* _What you should do_
Skip the pictures. Set down, word for word, the lines from the start of the material up to and including the line with "edges = ['black', '#c8c8c8']".

* _Information provided_
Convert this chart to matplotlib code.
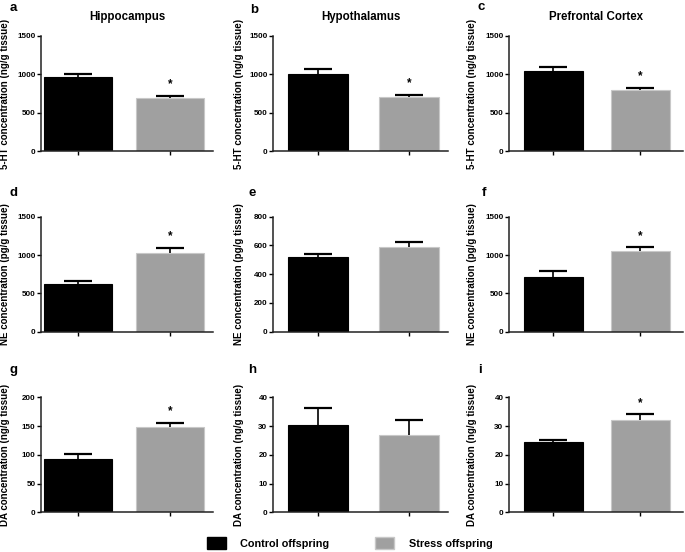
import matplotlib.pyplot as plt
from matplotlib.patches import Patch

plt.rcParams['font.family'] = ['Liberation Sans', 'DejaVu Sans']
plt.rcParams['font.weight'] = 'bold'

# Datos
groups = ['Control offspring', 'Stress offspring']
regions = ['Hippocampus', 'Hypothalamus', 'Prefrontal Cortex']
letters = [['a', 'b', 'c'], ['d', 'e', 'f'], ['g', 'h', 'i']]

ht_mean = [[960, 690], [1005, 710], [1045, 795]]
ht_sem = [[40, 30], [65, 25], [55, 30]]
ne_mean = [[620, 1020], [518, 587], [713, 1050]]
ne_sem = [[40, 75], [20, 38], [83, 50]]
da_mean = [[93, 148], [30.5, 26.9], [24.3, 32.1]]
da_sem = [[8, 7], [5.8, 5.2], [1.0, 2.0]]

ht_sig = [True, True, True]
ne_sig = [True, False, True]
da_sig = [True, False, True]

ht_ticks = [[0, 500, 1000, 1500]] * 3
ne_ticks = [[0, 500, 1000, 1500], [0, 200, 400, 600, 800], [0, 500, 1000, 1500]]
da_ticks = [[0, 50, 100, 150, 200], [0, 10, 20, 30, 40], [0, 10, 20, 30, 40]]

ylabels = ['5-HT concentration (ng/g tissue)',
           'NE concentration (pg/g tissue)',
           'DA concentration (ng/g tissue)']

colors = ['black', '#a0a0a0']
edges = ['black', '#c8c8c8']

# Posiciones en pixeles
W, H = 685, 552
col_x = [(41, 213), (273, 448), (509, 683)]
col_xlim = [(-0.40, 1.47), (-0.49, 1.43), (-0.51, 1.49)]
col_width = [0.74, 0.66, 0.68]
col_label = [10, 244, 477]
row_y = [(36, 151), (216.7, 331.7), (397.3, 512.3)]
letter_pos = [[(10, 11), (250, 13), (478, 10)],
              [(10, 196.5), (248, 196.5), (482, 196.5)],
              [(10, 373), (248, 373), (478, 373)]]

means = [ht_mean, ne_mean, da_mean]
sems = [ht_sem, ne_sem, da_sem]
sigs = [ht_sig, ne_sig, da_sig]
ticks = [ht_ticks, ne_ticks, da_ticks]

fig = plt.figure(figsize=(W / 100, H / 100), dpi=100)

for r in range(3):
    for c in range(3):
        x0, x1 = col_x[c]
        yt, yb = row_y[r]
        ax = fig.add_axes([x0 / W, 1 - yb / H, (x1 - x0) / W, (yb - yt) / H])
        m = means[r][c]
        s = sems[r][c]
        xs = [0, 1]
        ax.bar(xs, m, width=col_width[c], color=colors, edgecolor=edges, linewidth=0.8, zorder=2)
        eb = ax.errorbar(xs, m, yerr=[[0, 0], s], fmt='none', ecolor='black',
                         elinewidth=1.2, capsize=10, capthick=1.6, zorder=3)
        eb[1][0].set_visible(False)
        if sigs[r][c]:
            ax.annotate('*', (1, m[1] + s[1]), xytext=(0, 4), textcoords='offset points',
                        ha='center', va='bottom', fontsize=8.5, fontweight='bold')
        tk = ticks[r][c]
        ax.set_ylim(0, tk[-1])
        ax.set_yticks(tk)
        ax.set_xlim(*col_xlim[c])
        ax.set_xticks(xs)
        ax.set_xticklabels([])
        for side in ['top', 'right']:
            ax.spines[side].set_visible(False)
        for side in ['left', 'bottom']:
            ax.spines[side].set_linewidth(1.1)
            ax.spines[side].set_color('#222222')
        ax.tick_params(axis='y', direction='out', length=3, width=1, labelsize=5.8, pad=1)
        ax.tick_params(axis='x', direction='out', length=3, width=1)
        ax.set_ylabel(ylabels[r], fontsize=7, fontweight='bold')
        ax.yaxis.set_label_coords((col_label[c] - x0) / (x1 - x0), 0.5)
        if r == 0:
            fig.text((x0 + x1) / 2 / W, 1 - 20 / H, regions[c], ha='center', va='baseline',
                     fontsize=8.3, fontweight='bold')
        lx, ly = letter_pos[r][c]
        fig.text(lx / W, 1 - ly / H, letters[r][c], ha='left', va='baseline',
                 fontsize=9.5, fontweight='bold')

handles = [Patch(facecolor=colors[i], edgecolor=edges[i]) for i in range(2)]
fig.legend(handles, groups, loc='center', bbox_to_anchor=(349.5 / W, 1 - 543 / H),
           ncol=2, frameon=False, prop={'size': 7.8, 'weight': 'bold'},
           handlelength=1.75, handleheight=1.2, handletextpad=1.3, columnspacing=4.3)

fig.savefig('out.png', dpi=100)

* _Right answer_
Convert this chart to matplotlib code.
import matplotlib.pyplot as plt
from matplotlib.patches import Patch

plt.rcParams['font.family'] = ['Liberation Sans', 'DejaVu Sans']
plt.rcParams['font.weight'] = 'bold'

# Datos
groups = ['Control offspring', 'Stress offspring']
regions = ['Hippocampus', 'Hypothalamus', 'Prefrontal Cortex']
letters = [['a', 'b', 'c'], ['d', 'e', 'f'], ['g', 'h', 'i']]

ht_mean = [[960, 690], [1005, 710], [1045, 795]]
ht_sem = [[40, 30], [65, 25], [55, 30]]
ne_mean = [[620, 1020], [518, 587], [713, 1050]]
ne_sem = [[40, 75], [20, 38], [83, 50]]
da_mean = [[93, 148], [30.5, 26.9], [24.3, 32.1]]
da_sem = [[8, 7], [5.8, 5.2], [1.0, 2.0]]

ht_sig = [True, True, True]
ne_sig = [True, False, True]
da_sig = [True, False, True]

ht_ticks = [[0, 500, 1000, 1500]] * 3
ne_ticks = [[0, 500, 1000, 1500], [0, 200, 400, 600, 800], [0, 500, 1000, 1500]]
da_ticks = [[0, 50, 100, 150, 200], [0, 10, 20, 30, 40], [0, 10, 20, 30, 40]]

ylabels = ['5-HT concentration (ng/g tissue)',
           'NE concentration (pg/g tissue)',
           'DA concentration (ng/g tissue)']

colors = ['black', '#a0a0a0']
edges = ['black', '#c8c8c8']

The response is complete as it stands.